Pour mobiliser le grand public sur la crise climatique, encore faut-il en parler. Tandis que de nouveaux récits dépeignant un monde durable et désirable commencent tout juste à faire leur apparition, seuls 3% des scénarios télévisés et cinématographiques font aujourd’hui état de l’urgence écologique. C’est le constat qui a poussé l’agence de consulting américaine Good Energy à créer un nouvel outil évaluant la représentation du changement climatique dans les œuvres de culture populaire.

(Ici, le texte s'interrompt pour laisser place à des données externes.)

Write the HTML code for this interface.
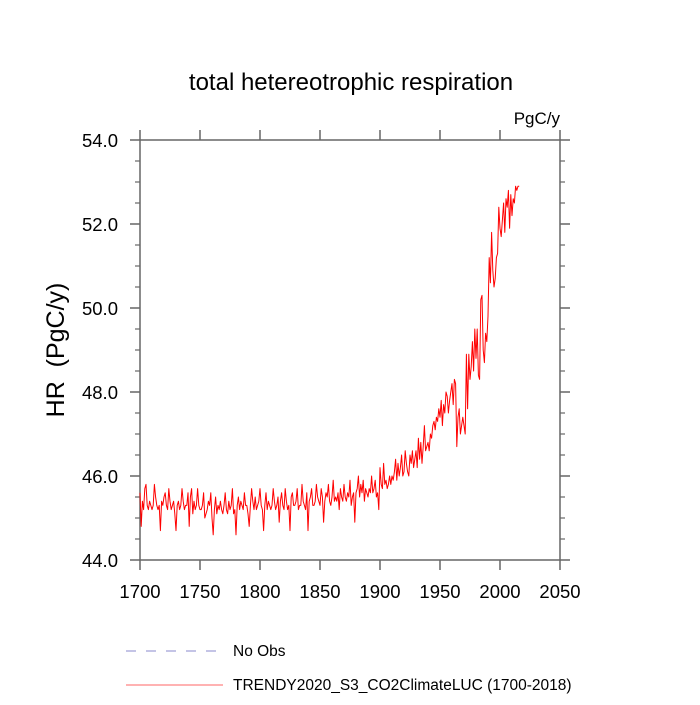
<!DOCTYPE html>
<html><head><meta charset="utf-8"><style>
body{margin:0;background:#fff;}
svg text{font-family:"Liberation Sans",sans-serif;fill:#000;}
</style></head><body>
<svg id="chart" width="700" height="700" viewBox="0 0 700 700" xmlns="http://www.w3.org/2000/svg">
<text x="351" y="90" font-size="24" text-anchor="middle">total hetereotrophic respiration</text>
<text x="560" y="124" font-size="17" text-anchor="end">PgC/y</text>
<text transform="translate(64,350) rotate(-90)" font-size="25" text-anchor="middle" xml:space="preserve">HR  (PgC/y)</text>
<g id="axes"></g>
<polyline id="series" fill="none" stroke="#ff0000" stroke-width="1" stroke-linejoin="round"/>
<g>
<line x1="126" y1="651" x2="220" y2="651" stroke="#8888cc" stroke-dasharray="10,10" stroke-width="1"/>
<text x="233" y="656" font-size="15.5">No Obs</text>
<line x1="126" y1="685" x2="223" y2="685" stroke="#ff6666" stroke-width="1"/>
<text x="233" y="690" font-size="15.5">TRENDY2020_S3_CO2ClimateLUC (1700-2018)</text>
</g>
</svg>
<script>
const startYear = 1700;
const hrValues = [
45.6,44.8,45.4,45.2,45.7,45.8,45.3,45.2,45.4,45.3,
45.2,45.3,45.8,45.5,45.3,45.2,45.3,44.7,45.4,45.3,
45.5,45.6,45.3,45.2,45.7,45.4,45.2,45.3,45.4,45.1,
44.7,45.3,45.4,45.2,45.3,45.7,45.4,45.2,45.3,45.3,
45.6,44.8,45.5,45.7,45.1,45.4,45.2,45.3,45.7,45.3,
45.2,45.2,45.3,45.6,45.0,45.1,45.2,45.4,45.3,45.6,
45.0,44.6,45.2,45.5,45.1,45.3,45.2,45.4,45.2,45.1,
45.3,45.6,45.2,45.1,45.4,45.2,45.3,45.7,45.1,45.2,
44.6,45.3,45.5,45.2,45.4,45.3,45.2,45.6,45.3,45.3,
45.1,44.8,45.3,45.7,45.4,45.2,45.5,45.2,45.3,45.4,
45.7,45.3,45.2,44.7,45.3,45.6,45.2,45.4,45.3,45.2,
45.3,45.7,45.4,45.2,45.3,45.5,44.9,45.4,45.6,45.3,
45.2,45.7,45.4,45.2,45.3,44.7,45.5,45.6,45.3,45.3,
45.4,45.7,45.2,45.3,45.3,45.8,45.4,45.3,45.2,45.6,
44.7,45.4,45.5,45.7,45.3,45.3,45.4,45.8,45.5,45.4,
45.3,45.7,45.5,44.9,45.4,45.6,45.5,45.8,45.4,45.3,
45.5,45.9,45.4,45.5,45.4,45.6,45.2,45.7,45.5,45.4,
45.8,45.5,45.4,45.6,45.5,45.9,45.3,45.5,45.6,44.9,
45.6,45.7,46.0,45.5,45.8,45.6,45.9,45.4,45.7,45.6,
45.5,45.7,45.6,46.0,45.6,45.7,45.9,45.5,45.6,45.2,
46.2,45.8,45.7,46.3,45.8,45.9,45.7,45.8,46.0,45.8,
46.0,45.9,46.1,46.4,45.9,46.3,46.0,46.2,46.5,46.0,
46.1,46.6,46.3,46.1,46.0,46.5,46.3,46.6,46.2,46.4,
46.6,46.2,46.9,46.4,46.8,46.3,46.7,47.2,46.6,46.7,
46.8,46.6,47.0,46.9,47.2,47.3,47.1,47.4,47.3,47.6,
47.4,47.8,47.2,47.7,47.5,48.0,47.9,47.5,47.8,48.0,
48.2,47.7,48.3,48.2,46.7,47.4,47.6,47.0,47.2,47.4,
47.2,47.0,48.9,47.6,48.9,48.3,48.6,49.2,48.5,49.5,
48.8,49.5,48.4,48.3,50.2,50.3,49.0,48.7,49.4,49.2,
49.8,51.2,50.6,51.8,50.9,50.5,50.7,51.2,51.3,52.4,
51.9,51.7,52.1,52.5,51.8,52.6,52.4,52.8,51.9,52.7,
52.2,52.6,52.5,52.9,52.8,52.9,52.9
];
const xTicks = [1700,1750,1800,1850,1900,1950,2000,2050];
const yTicks = [44,46,48,50,52,54];
const yTickLabels = ["44.0","46.0","48.0","50.0","52.0","54.0"];

const L=140,R=560,T=140,B=560;
const xS = v => L + (v-1700)/(2050-1700)*(R-L);
const yS = v => B - (v-44)/(54-44)*(B-T);
const NS="http://www.w3.org/2000/svg";
const ax=document.getElementById('axes');
function mk(tag,attrs){const e=document.createElementNS(NS,tag);for(const k in attrs)e.setAttribute(k,attrs[k]);ax.appendChild(e);return e;}
const st="#666";
const box=mk('rect',{x:L,y:T,width:R-L,height:B-T,fill:'none',stroke:st,'stroke-width':1.5});


xTicks.forEach(t=>{
  const x=xS(t);
  const a=mk('line',{x1:x,y1:B,x2:x,y2:B+10,stroke:st,'stroke-width':1.5});
  
  
  const b=mk('line',{x1:x,y1:T,x2:x,y2:T-10,stroke:st,'stroke-width':1.5});
  
  
  const tx=mk('text',{x:x,y:B+38,'font-size':18.5,'text-anchor':'middle'});
  tx.textContent=t;
  
  
});
yTicks.forEach((t,i)=>{
  const y=yS(t);
  const a=mk('line',{x1:L,y1:y,x2:L-10,y2:y,stroke:st,'stroke-width':1.5});
  
  
  const b=mk('line',{x1:R,y1:y,x2:R+10,y2:y,stroke:st,'stroke-width':1.5});
  
  
  const tx=mk('text',{x:L-22,y:y+7,'font-size':18.5,'text-anchor':'end'});
  tx.textContent=yTickLabels[i];
  
  
  if(i<yTicks.length-1){
    for(let k=1;k<4;k++){
      const yy=yS(t+k*0.5);
      const m=mk('line',{x1:L,y1:yy,x2:L-5,y2:yy,stroke:st,'stroke-width':1.2});
      
      
      const m2=mk('line',{x1:R,y1:yy,x2:R+5,y2:yy,stroke:st,'stroke-width':1.2});
      
      
    }
  }
});
document.getElementById('series').setAttribute('points',hrValues.map((v,i)=>xS(startYear+i).toFixed(1)+','+yS(v).toFixed(1)).join(' '));
</script>
</body></html>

Intitulé “Climate reality check”, ce test qui peut s’appliquer tout autant aux films, qu’aux séries ou aux émissions télévisées, se décompose en deux questions : est-ce que la crise climatique existe et est-ce qu’au moins l’un des personnages le sait ? Le premier point permet de s’assurer que le monde est représenté tel qu’il est, sans faire l’impasse sur les impacts du réchauffement climatique. “Plusieurs études montrent que les spectateurs qui voient le changement climatique dans les films sont plus susceptibles d’en faire une priorité dans la vie réelle”, notent les auteurs du test.
Les Oscars à l’épreuve du test
Le second volet a pour objectif de veiller à ce que le changement climatique soit formulé clairement par l’un des personnages. Cela peut se concrétiser lors d’une conversation ou au travers d’une action en réponse à la crise climatique, permettant au téléspectateur de s’identifier au héros. La verbalisation peut également encourager le public à prendre la parole sur le sujet. Selon une étude de l’université de Yale, à peine plus d’un tiers des Américains parlent du changement climatique avec leur famille ou leurs amis. Un silence qui peut être source d’éco-anxiété ou d’inaction.
Pour mettre à l’épreuve le Climate reality check, une équipe de chercheurs a analysé les longs-métrages nommés lors de la cérémonie 2024 des Oscars. Sur 31 films, treize répondent à la seule contrainte imposée par le test : que les œuvres ne se déroulent pas dans un passé lointain ou sur d’autres planètes que la Terre. Sur le podium final, seulement trois longs-métrages tirent leur épingle du jeu. On retrouve tout d’abord le blockbuster “Barbie”, durant lequel Sasha, une adolescente rebelle, évoque le lien entre crise climatique et consumérisme au détour d’un dialogue avec la poupée grandeur nature.
Représenter pour mieux mobiliser
Puis vient “Mission : Impossible-Dead Reckoning Part One”, dont la narration tourne autour d’une intelligence artificielle imaginée pour aider les Etats-Unis à se préparer au “chaos climatique”. Enfin, le film “Nyad”, sorti sous le titre “Insubmersible” en France, passe lui aussi le test haut la main en mettant en scène l’impact du réchauffement du climat et des océans sur la biodiversité. “Il s’agit d’une démonstration claire que la reconnaissance de la crise climatique à l’écran peut se faire de manière divertissante et artistique”, estime Anna Jane Joyner, fondatrice de Good Energy, dans une interview à Variety.
Avec le Climate reality check, Good Energy espère établir une évaluation de référence à la mesure de son modèle, le test de Bechdel-Wallace, créé dans les années 80 par l’autrice de BD Alison Bechdel. Utilisé dans le monde entier afin de déterminer l’inclusion des femmes à l’écran, ce dernier est toujours d’actualité. Et pour cause, qu’il s’agisse d’enjeux sociaux ou environnementaux, la représentation est l’un des outils essentiels de l’appel à l’action du public. Dans une étude publiée en 2022, l’Ademe et l’ONG Place to B estimaient ainsi que 65% des spectateurs reconnaissent “les bénéfices de la fiction pour sensibiliser, mais aussi pour se mobiliser en faveur de l’environnement”.